What is the DMF's function? It is designed to isolate torsional crankshaft spikes created by high power, high torque engines including diesel engines with high compression ratios. By separating the mass of the flywheel between the engines and the transmission, torsional spikes can be isolated, eliminating potential damage to the transmission gear teeth. There are several components:
Engine-side flywheel damper springs: The damper springs that are visible on the engine side of DMF are designed to dampen heavy torsional spikes that occur when the engine's torsional frequency matches the torsional frequency of the transmission. When torsional frequencies match (have the same amplitude), severe damage can occur to the transmission if not isolated. DMF's isolate the torsional frequency match between the engine and transmission to an r.p.m. range below the operating range of the engine (usually between 200-400 r.p.m.). These damper springs only work hard when the engine passes through 200-400 r.p.m. at vehicle start up and shut down.
DMF damper springs and/or damper springs nylon retainers usually fall because the engine is not running correctly. Bad fuel injectors, worn pistol rings, bad valves, etc, will change the resonant frequency of the engine. A change in the resonant frequency of the engine can force the torsional frequency match between the engine and DMF to fall within the operating range of the engine. This forces the damper springs to work continuously, resulting in failure.
Friction Ring: The friction ring located between the inner and outer flywheel is designed to allow the inner and outer flywheel to slip. This feature saves the transmission from damage when torque loads exceed the vehicle rating of the transmission. (Read: Burnouts/high RPM shifts) The friction ring will wear out if excessive torque loads are continuously applied. Loading the vehicle beyond the rated load capacity is often the root cause of friction ring failures in DMF's.
Center Bearing: A sealed double row center ball bearing carries the load between the inner and outer halves of the DMF. The leading cause of center bearing failure is often related to out of balance vibration caused by not aligning the pressure plate with the DMF dowel pins. The center bearing may also fall if the clutch pilot bearing is destroyed by a worn transmission input shaft (see Pilot Bearing) or if the rated load/towing capacity of the vehicle is exceeded.
Pilot Bearing: The pilot bearing supplied with most DMF's is a caged needle roller bearing. If it fails, the transmission input shaft must be repaired or replaced. If the input shaft is not repaired correctly or replaced, the lack of input shaft support will result in DMF center bearing failure.
The pic implies that the mass are unequal. Is is this true? and what dictates the Mass of each. Is there some sort of ratio that must be maitained. What would a symptons be if these masses were changed?

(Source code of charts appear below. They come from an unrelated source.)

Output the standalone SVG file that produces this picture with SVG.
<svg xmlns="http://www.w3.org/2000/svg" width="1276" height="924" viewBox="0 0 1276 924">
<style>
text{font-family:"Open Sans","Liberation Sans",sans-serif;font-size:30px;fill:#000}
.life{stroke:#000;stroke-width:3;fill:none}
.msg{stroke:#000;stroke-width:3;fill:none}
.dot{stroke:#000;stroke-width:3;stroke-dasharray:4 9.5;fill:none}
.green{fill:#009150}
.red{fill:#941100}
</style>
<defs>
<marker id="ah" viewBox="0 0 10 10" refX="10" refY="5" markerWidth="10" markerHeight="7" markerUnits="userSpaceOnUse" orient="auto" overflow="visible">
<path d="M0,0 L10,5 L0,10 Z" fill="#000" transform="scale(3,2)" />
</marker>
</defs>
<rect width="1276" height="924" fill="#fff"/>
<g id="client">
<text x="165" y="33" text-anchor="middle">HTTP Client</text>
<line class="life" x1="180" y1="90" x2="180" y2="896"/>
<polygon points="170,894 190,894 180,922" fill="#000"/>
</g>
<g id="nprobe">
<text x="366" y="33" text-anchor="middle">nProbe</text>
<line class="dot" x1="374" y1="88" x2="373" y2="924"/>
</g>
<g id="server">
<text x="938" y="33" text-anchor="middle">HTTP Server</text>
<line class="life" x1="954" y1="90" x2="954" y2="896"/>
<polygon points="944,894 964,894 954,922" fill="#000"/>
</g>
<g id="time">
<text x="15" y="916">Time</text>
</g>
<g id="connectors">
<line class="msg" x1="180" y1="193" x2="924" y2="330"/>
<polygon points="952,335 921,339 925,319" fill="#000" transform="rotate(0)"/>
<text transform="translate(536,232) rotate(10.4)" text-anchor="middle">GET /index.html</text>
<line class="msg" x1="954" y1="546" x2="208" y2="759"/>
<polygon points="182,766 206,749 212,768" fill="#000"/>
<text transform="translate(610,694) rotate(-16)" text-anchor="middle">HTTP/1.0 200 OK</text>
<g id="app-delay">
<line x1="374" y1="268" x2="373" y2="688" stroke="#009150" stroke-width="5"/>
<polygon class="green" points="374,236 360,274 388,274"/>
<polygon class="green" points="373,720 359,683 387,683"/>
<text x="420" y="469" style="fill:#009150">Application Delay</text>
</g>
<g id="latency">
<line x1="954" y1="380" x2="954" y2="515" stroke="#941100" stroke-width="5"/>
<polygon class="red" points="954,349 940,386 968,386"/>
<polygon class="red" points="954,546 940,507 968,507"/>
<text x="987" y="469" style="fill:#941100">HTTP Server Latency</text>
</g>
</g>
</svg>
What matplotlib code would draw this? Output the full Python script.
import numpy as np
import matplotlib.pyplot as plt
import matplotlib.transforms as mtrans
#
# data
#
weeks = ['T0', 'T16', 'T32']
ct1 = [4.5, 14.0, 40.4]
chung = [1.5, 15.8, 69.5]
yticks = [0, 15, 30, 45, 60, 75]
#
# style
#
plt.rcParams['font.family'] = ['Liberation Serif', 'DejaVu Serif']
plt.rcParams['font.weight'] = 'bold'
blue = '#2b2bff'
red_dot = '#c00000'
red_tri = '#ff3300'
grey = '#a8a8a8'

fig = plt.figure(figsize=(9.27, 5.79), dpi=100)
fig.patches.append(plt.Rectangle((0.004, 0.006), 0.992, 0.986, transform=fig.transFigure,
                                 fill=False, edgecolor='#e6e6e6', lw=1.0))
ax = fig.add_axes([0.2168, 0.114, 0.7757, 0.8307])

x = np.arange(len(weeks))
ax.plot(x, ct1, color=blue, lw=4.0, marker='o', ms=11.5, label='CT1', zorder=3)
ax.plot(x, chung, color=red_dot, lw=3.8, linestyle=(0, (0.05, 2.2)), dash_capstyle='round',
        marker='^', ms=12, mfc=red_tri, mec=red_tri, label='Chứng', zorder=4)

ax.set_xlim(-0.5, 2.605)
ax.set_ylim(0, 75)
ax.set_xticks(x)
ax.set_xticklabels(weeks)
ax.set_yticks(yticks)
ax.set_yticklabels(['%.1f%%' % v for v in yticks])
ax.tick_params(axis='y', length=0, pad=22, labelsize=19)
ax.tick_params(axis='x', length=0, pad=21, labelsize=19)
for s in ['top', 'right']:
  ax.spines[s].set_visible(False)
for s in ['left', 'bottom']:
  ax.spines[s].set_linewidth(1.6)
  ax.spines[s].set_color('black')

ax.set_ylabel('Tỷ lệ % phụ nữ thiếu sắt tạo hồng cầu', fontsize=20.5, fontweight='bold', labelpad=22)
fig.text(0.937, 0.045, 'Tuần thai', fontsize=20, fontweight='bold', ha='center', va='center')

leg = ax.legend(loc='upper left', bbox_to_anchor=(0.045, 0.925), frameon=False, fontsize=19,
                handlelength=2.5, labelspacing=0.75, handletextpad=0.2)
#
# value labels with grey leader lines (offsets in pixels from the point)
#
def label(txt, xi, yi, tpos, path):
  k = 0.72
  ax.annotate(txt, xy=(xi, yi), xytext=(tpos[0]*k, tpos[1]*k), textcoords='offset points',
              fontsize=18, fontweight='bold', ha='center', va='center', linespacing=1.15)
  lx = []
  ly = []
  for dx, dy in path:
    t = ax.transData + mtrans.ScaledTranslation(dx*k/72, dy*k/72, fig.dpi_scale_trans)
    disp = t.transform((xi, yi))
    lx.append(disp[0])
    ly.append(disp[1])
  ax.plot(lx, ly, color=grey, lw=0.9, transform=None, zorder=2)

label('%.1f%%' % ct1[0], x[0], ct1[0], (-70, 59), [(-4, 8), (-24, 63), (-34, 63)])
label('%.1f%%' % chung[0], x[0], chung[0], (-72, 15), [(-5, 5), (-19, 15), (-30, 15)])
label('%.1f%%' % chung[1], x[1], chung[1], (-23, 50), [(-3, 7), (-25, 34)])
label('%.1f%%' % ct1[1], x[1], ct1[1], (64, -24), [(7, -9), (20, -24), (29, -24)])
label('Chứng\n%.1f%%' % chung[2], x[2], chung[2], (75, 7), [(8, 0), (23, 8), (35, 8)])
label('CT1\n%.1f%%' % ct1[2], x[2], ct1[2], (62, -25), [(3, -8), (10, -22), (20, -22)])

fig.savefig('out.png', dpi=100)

I'm not sure how much power the DMF in the UrS can stand up to, but it makes sense that a DMF could have issues with increased power. A DMF is made up of 2 basic parts that can move independently to absorb shocks/vibradions from the engine and prevent them from damaging the trans. If you increase the amount of power being transfered through the flywheel there will be a point that the springs will not be able to hold the increased power and will fail.
A single mass flywheel is a solid piece of steel or aluminum with no moving parts to wear out or break.
i was wondering if it is the abrupt increase of torgue that will cause damage to the DMF or the total amount of torgue/power produced in general.
Im currently running a DMF with the GT3071R setup and according to calculations im at around 530-560Nm of torgue crank.Im going to try about 500hp crank(now around 420-425) with i would imagine about 600-620Nm or torgue.Im going to be introducing boost gradually and then holding it to the red line,so there will be less stress on everything basically.